— start of SUPPLIED DATA —

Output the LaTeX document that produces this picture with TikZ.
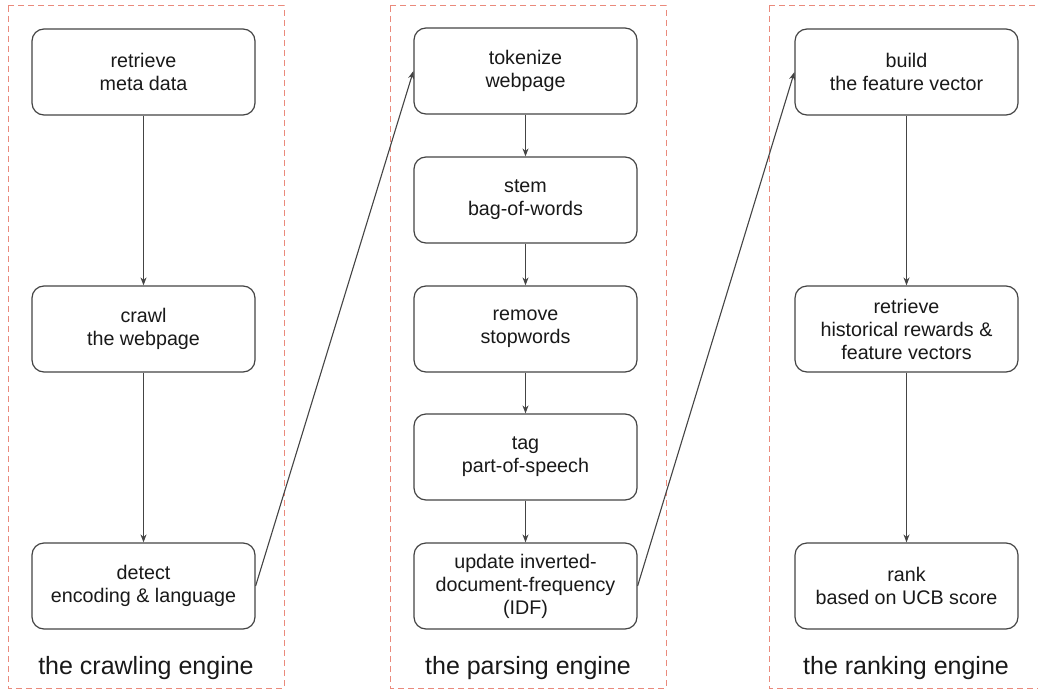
\documentclass[tikz,border=0pt]{standalone}
\usepackage{fontspec}
\setmainfont{Liberation Sans}
\usetikzlibrary{arrows.meta}
\definecolor{boxline}{HTML}{444444}
\definecolor{framecol}{HTML}{EA8A7C}
\begin{document}
\begin{tikzpicture}[x=1pt,y=-1pt,
  stepbox/.style={draw=boxline,line width=1.2pt,rounded corners=12pt,minimum width=223pt,minimum height=86pt,align=center,inner sep=2pt,font=\fontsize{19.7}{23}\selectfont,text=black!90},
  frame/.style={draw=framecol,line width=1pt,dash pattern=on 6pt off 4pt},
  enginelabel/.style={font=\fontsize{25}{30}\selectfont,text=black!90},
  conn/.style={draw=boxline,line width=1.1pt,-{Stealth[length=8pt,width=6pt]}}]
\useasboundingbox (0,0) rectangle (1038,690);
\clip (0,0) rectangle (1038,690);
\fill[white] (0,0) rectangle (1038,690);
% frames
\draw[frame] (8,6) rectangle (284,688);
\draw[frame] (390,6) rectangle (666,688);
\draw[frame] (769,6) rectangle (1050,688);
% left column
\node[stepbox] (meta) at (143.5,72) {retrieve\\meta data};
\node[stepbox] (crawl) at (143.5,329) {crawl\\the webpage};
\node[stepbox] (detect) at (143.5,586) {detect\\encoding \& language};
% middle column
\node[stepbox] (token) at (525.5,71) {tokenize\\webpage};
\node[stepbox] (stem) at (525.5,200) {stem\\bag-of-words};
\node[stepbox] (stop) at (525.5,329) {remove\\stopwords};
\node[stepbox] (tag) at (525.5,457) {tag\\part-of-speech};
\node[stepbox] (idf) at (525.5,586) {update inverted-\\document-frequency\\(IDF)};
% right column
\node[stepbox] (build) at (906.5,72) {build\\the feature vector};
\node[stepbox] (hist) at (906.5,329) {retrieve\\historical rewards \&\\feature vectors};
\node[stepbox] (rank) at (906.5,586) {rank\\based on UCB score};
% labels
\node[enginelabel] (l1) at (146,668) {the crawling engine};
\node[enginelabel] (l2) at (528,668) {the parsing engine};
\node[enginelabel] (l3) at (906,668) {the ranking engine};
% connectors
\draw[conn] (meta) -- (crawl);
\draw[conn] (crawl) -- (detect);
\draw[conn] (token) -- (stem);
\draw[conn] (stem) -- (stop);
\draw[conn] (stop) -- (tag);
\draw[conn] (tag) -- (idf);
\draw[conn] (build) -- (hist);
\draw[conn] (hist) -- (rank);
\draw[conn] (detect.east) -- (token.west);
\draw[conn] (idf.east) -- (build.west);
\end{tikzpicture}
\end{document}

— end of SUPPLIED DATA —

■ TASK REQUIREMENTS
Pictures are to be left out; repeat all the remaining data exactly.

■ EXERCISE SOLUTION
Output the LaTeX document that produces this picture with TikZ.
\documentclass[tikz,border=0pt]{standalone}
\usepackage{fontspec}
\setmainfont{Liberation Sans}
\usetikzlibrary{arrows.meta}
\definecolor{boxline}{HTML}{444444}
\definecolor{framecol}{HTML}{EA8A7C}
\begin{document}
\begin{tikzpicture}[x=1pt,y=-1pt,
  stepbox/.style={draw=boxline,line width=1.2pt,rounded corners=12pt,minimum width=223pt,minimum height=86pt,align=center,inner sep=2pt,font=\fontsize{19.7}{23}\selectfont,text=black!90},
  frame/.style={draw=framecol,line width=1pt,dash pattern=on 6pt off 4pt},
  enginelabel/.style={font=\fontsize{25}{30}\selectfont,text=black!90},
  conn/.style={draw=boxline,line width=1.1pt,-{Stealth[length=8pt,width=6pt]}}]
\useasboundingbox (0,0) rectangle (1038,690);
\clip (0,0) rectangle (1038,690);
\fill[white] (0,0) rectangle (1038,690);
% frames
\draw[frame] (8,6) rectangle (284,688);
\draw[frame] (390,6) rectangle (666,688);
\draw[frame] (769,6) rectangle (1050,688);
% left column
\node[stepbox] (meta) at (143.5,72) {retrieve\\meta data};
\node[stepbox] (crawl) at (143.5,329) {crawl\\the webpage};
\node[stepbox] (detect) at (143.5,586) {detect\\encoding \& language};
% middle column
\node[stepbox] (token) at (525.5,71) {tokenize\\webpage};
\node[stepbox] (stem) at (525.5,200) {stem\\bag-of-words};
\node[stepbox] (stop) at (525.5,329) {remove\\stopwords};
\node[stepbox] (tag) at (525.5,457) {tag\\part-of-speech};
\node[stepbox] (idf) at (525.5,586) {update inverted-\\document-frequency\\(IDF)};
% right column
\node[stepbox] (build) at (906.5,72) {build\\the feature vector};
\node[stepbox] (hist) at (906.5,329) {retrieve\\historical rewards \&\\feature vectors};
\node[stepbox] (rank) at (906.5,586) {rank\\based on UCB score};
% labels
\node[enginelabel] (l1) at (146,668) {the crawling engine};
\node[enginelabel] (l2) at (528,668) {the parsing engine};
\node[enginelabel] (l3) at (906,668) {the ranking engine};
% connectors
\draw[conn] (meta) -- (crawl);
\draw[conn] (crawl) -- (detect);
\draw[conn] (token) -- (stem);
\draw[conn] (stem) -- (stop);
\draw[conn] (stop) -- (tag);
\draw[conn] (tag) -- (idf);
\draw[conn] (build) -- (hist);
\draw[conn] (hist) -- (rank);
\draw[conn] (detect.east) -- (token.west);
\draw[conn] (idf.east) -- (build.west);
\end{tikzpicture}
\end{document}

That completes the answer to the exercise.